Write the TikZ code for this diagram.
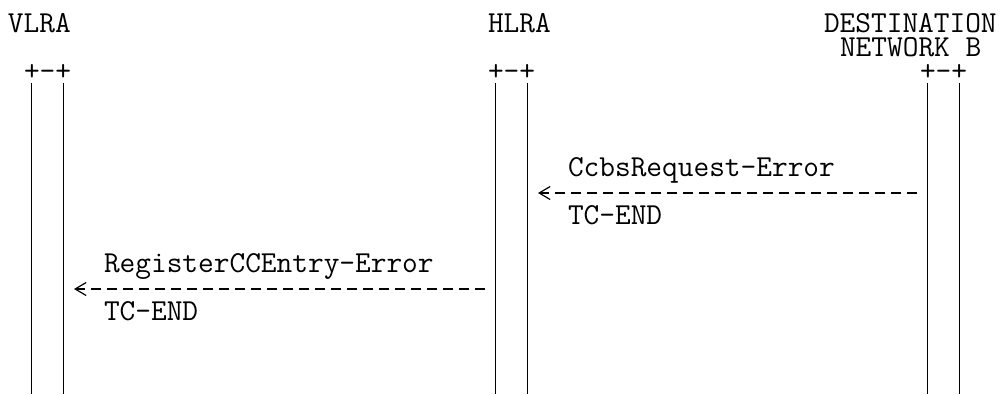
\documentclass[tikz,border=0pt]{standalone}
\usepackage{fontspec}
\usetikzlibrary{arrows.meta}
\begin{document}
\begin{tikzpicture}[x=1pt,y=-1pt,
  txt/.style={anchor=base west,inner sep=0pt,outer sep=0pt,font=\ttfamily\fontsize{30.48pt}{24pt}\selectfont},
  life/.style={line width=1.3pt},
  msg/.style={line width=1.2pt,dash pattern=on 10pt off 6pt,
    -{Straight Barb[length=11pt,width=13pt,line width=1.2pt]}}
]
\useasboundingbox[fill=white] (0,0) rectangle (1000,394);
% headings
\node[txt] (vlra) at (8,32) {VLRA};
\node[txt] (hlra) at (488,32) {HLRA};
\node[txt] (dest1) at (824,32) {DESTINATION};
\node[txt] (dest2) at (840,56) {NETWORK B};
% lifeline heads
\node[txt] (vtop) at (24,80) {+-+};
\node[txt] (htop) at (488,80) {+-+};
\node[txt] (dtop) at (920,80) {+-+};
% lifelines
\coordinate (v1t) at (31.5,83);  \coordinate (v1b) at (31.5,394);
\coordinate (v2t) at (63.5,83);  \coordinate (v2b) at (63.5,394);
\coordinate (h1t) at (495.5,83); \coordinate (h1b) at (495.5,394);
\coordinate (h2t) at (527.5,83); \coordinate (h2b) at (527.5,394);
\coordinate (d1t) at (927.5,83); \coordinate (d1b) at (927.5,394);
\coordinate (d2t) at (959.5,83); \coordinate (d2b) at (959.5,394);
\foreach \a in {v1,v2,h1,h2,d1,d2} {\draw[life] (\a t) -- (\a b);}
% message 1
\node[txt] (m1) at (568,176) {CcbsRequest-Error};
\coordinate (a1s) at (917,193);
\coordinate (a1e) at (538,193);
\draw[msg] (a1s) -- (a1e);
\node[txt] (m1b) at (568,224) {TC-END};
% message 2
\node[txt] (m2) at (104,272) {RegisterCCEntry-Error};
\coordinate (a2s) at (485,289);
\coordinate (a2e) at (74,289);
\draw[msg] (a2s) -- (a2e);
\node[txt] (m2b) at (104,320) {TC-END};
\end{tikzpicture}
\end{document}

TASK DESCRIPTION: Transcribe the listing in full. Omit the pictures and keep every line exact.

SOLUTION:
Write the TikZ code for this diagram.
\documentclass[tikz,border=0pt]{standalone}
\usepackage{fontspec}
\usetikzlibrary{arrows.meta}
\begin{document}
\begin{tikzpicture}[x=1pt,y=-1pt,
  txt/.style={anchor=base west,inner sep=0pt,outer sep=0pt,font=\ttfamily\fontsize{30.48pt}{24pt}\selectfont},
  life/.style={line width=1.3pt},
  msg/.style={line width=1.2pt,dash pattern=on 10pt off 6pt,
    -{Straight Barb[length=11pt,width=13pt,line width=1.2pt]}}
]
\useasboundingbox[fill=white] (0,0) rectangle (1000,394);
% headings
\node[txt] (vlra) at (8,32) {VLRA};
\node[txt] (hlra) at (488,32) {HLRA};
\node[txt] (dest1) at (824,32) {DESTINATION};
\node[txt] (dest2) at (840,56) {NETWORK B};
% lifeline heads
\node[txt] (vtop) at (24,80) {+-+};
\node[txt] (htop) at (488,80) {+-+};
\node[txt] (dtop) at (920,80) {+-+};
% lifelines
\coordinate (v1t) at (31.5,83);  \coordinate (v1b) at (31.5,394);
\coordinate (v2t) at (63.5,83);  \coordinate (v2b) at (63.5,394);
\coordinate (h1t) at (495.5,83); \coordinate (h1b) at (495.5,394);
\coordinate (h2t) at (527.5,83); \coordinate (h2b) at (527.5,394);
\coordinate (d1t) at (927.5,83); \coordinate (d1b) at (927.5,394);
\coordinate (d2t) at (959.5,83); \coordinate (d2b) at (959.5,394);
\foreach \a in {v1,v2,h1,h2,d1,d2} {\draw[life] (\a t) -- (\a b);}
% message 1
\node[txt] (m1) at (568,176) {CcbsRequest-Error};
\coordinate (a1s) at (917,193);
\coordinate (a1e) at (538,193);
\draw[msg] (a1s) -- (a1e);
\node[txt] (m1b) at (568,224) {TC-END};
% message 2
\node[txt] (m2) at (104,272) {RegisterCCEntry-Error};
\coordinate (a2s) at (485,289);
\coordinate (a2e) at (74,289);
\draw[msg] (a2s) -- (a2e);
\node[txt] (m2b) at (104,320) {TC-END};
\end{tikzpicture}
\end{document}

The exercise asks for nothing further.